Taboo Gifts: Italians love food, especially the food of their own culture. While food from home is a good gift to a host family when traveling abroad in other countries, it's not in Italy.

 

Tosolini added that “Italians never give chrysanthemums as a gift, because those are the flowers for the dead, so you bring them to the cemetery.”

 

Good Gifts: Fine wine and gourmet cheeses are ideal. Homemade food is seen as the biggest labor of love.

 

Business Gift Giving Standards: Business gifts are not a common practice in Italy. Company logoed items will be deemed especially tacky. With that said, Christmas gifts may be exchanged between companies or business associates.

 

Historical Gift Giving: Italy gave the entire world the gift of pasta, marinara and good cheeses. Rumor has it that Italy “gifted” the U.S. the gift of spaghetti via Thomas Jefferson, he's known as the first recorded American to serve up spaghetti at a dinner party.

 

Gift Giving Occasions: Birthdays and Catholic holidays are the most popular gift giving occasions.

 

*Hostess gifts: Homemade traditional foods are common hostess gifts from one Italian to another.

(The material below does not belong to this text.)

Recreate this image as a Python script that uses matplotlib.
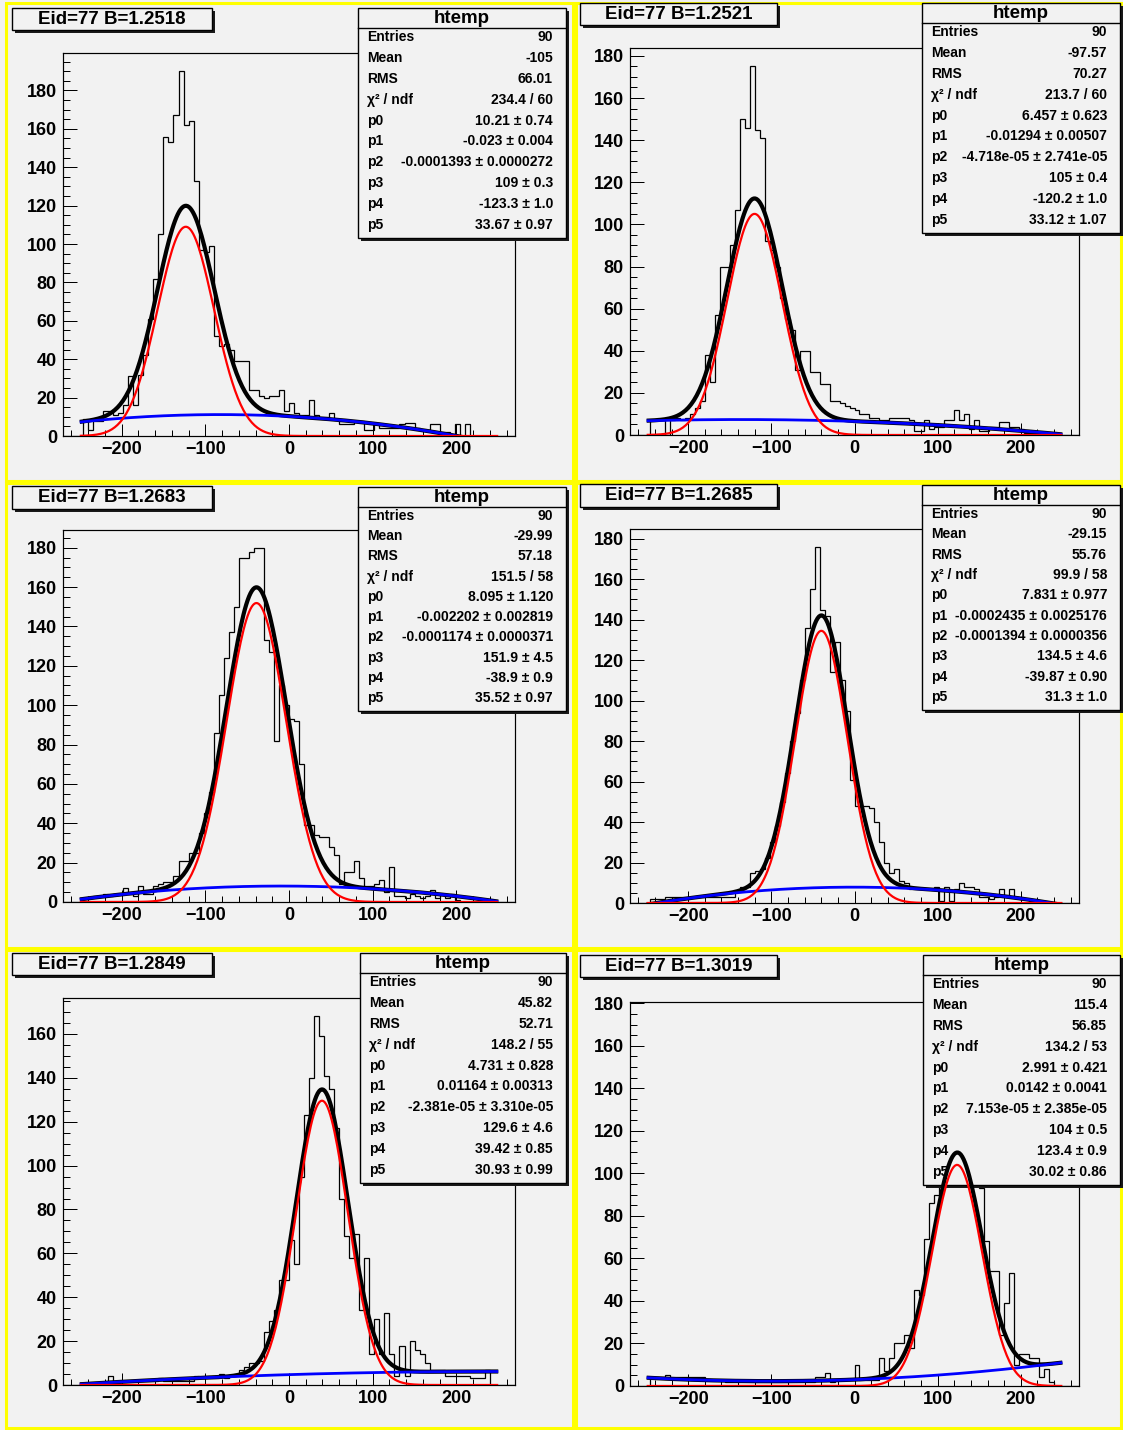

If giving a hostess gift as an outsider, liquor, chocolates and flowers are recommended as long as the flowers follow old European tradition.

 

Old European tradition in terms of giving flowers is standard in most European countries. To sum it up, never give an even number of flowers or 13 flowers, and avoid giving roses (unless to a lover), chrysanthemums and lilies.

 

*Birthday: Birthdays are celebrated exactly like we do here in the states. Cake, wrapped gifts, balloons and all!

 

* All Souls Day: This November holiday is when Italians give gifts to the dead. Chrysanthemums are the standard gift one will find decorating grave sites.

 

*Christmas: Christmas is a national holiday and celebrated like we do in the states.

 

*Wedding: Gifts for the home are standard. Just as in the states, gift registries are very common. Following tradition, the bride sometimes carries around a purse for monetary gifts. It's tradition for the newlywed couple to give their guests “confetti” or candied almonds.

 

*Anniversaries: Tosolini informed us that “for wedding anniversary though (25 or 50 years), there's a tendency to give champagne flutes, most of the time with the anniversary year imprinted on the glass. When the couple doesn't want gifts, they select a charity and collect money to be donated to the charity.”

 

*Housewarming: Housewarming gifts are more symbolic than practical. Here are some common housewarming gifts and their meaning.

 

– Wine and bread serve up a wish that the couple will never go hungry.

 

– Rice symbolizes fertility and blessings for a child.

 

– Candles represent hopes that the new home is always filled with light.

 

– The gift of a broom signifies the sweeping away of evil.

 

– Salt is a really popular housewarming gift because when sprinkled in doorways, signifies luck and good health.

 

* Valentine's Day: Valentine's Day has crept its way from the U.S. to Italy and is now widely celebrated between lovers.

 

*Baby: Gifts are given at showers but more so at baptisms/christenings. Common baptism gifts are religious memorabilia, photo albums and money.